In London, we make sure that the money coming in is authentic. If there are concerns, we have to report it to the authorities or else get into trouble. Mind you, I'm not much in favor of too much government interference.

In a market driven by demand and supply, government interference quite often cuts supply by making things risky for developers. Real estate development is already risky and you can lose a lot of cash if you get the product wrong.

What's your take on the Indian real estate market?

Overseas investors tend to look primarily at three cities: Mumbai, Delhi and Bangalore. The markets here, both residential and commercial, need to be more transparent.

On one hand, India has a legal system the West can relate to and it helps that English is the language of business. But do people investing in property here know exactly what there're buying? They're not certain right now.
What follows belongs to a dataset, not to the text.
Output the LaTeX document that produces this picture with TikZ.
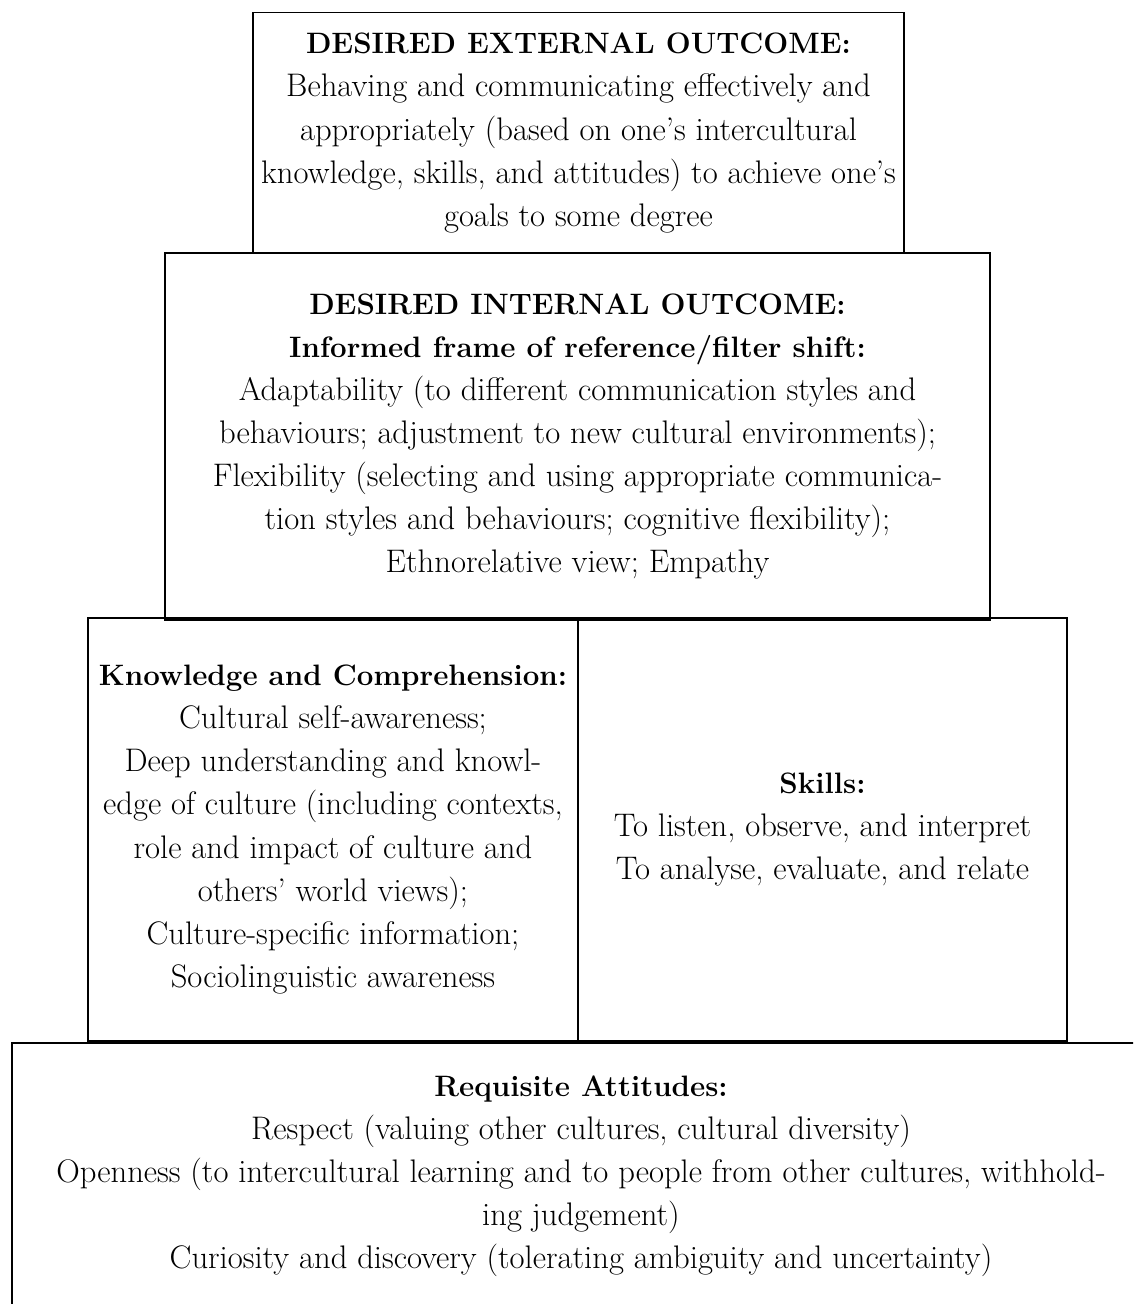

Real estate is a very personal buying decision and perceptions count for a lot. Mr. Modi seems to be sending out the right signals to overseas investors. He has approved the creation of Real Estate Investment Trusts (REIT), which are the biggest vehicle for property investments around the world. They are tax efficient and a very transparent way of investing in real estate.

Most property investments in North America and the UK are through REITs. Today, private equity firms are big investors in real estate and for them, REITs serve as an exit route.

Has Knight Frank performed well in India?

We started 20 years ago with huge enthusiasm, but we lost our way in the noughties. We didn't have enough exceptional people in India. In the last two years, we have recruited some very good people and operations here have become much more collaborative with the rest of the world.

Everybody now takes what we're doing in India very seriously. India is our third biggest market, after the UK and Australia. Then come Singapore and Hong Kong. We employ 12,000 people world-wide, of which 2,000 are in the UK and we have 1,000 in India.

The number is relatively large in India because facilities management is an important component of the business here. Knight Frank India employs 500 people in facilities management.

Why has Knight Frank remained a partnership firm when most other companies in this sector are listed entities?

We are quite happy to be the world's only independent real estate firm. Knight Frank is a limited liability partnership in the UK but our subsidiaries around the world are structured as companies. Most of our profits are generated in the UK and these are distributed among the partners.

You've spent all your working life at Knight Frank. Is that a normal thing in the UK?

I'd say so. I joined the firm right after graduating from university, just when it was beginning to grow. My first job was in the mail room, which was good, because I got to know everyone and what they did. It's an incredibly friendly place to work and I saw no reason to leave. It's good to have a vibrant organisation and it would be dull if everybody stayed on forever. That said, we have a lot of people who have been here a very long time.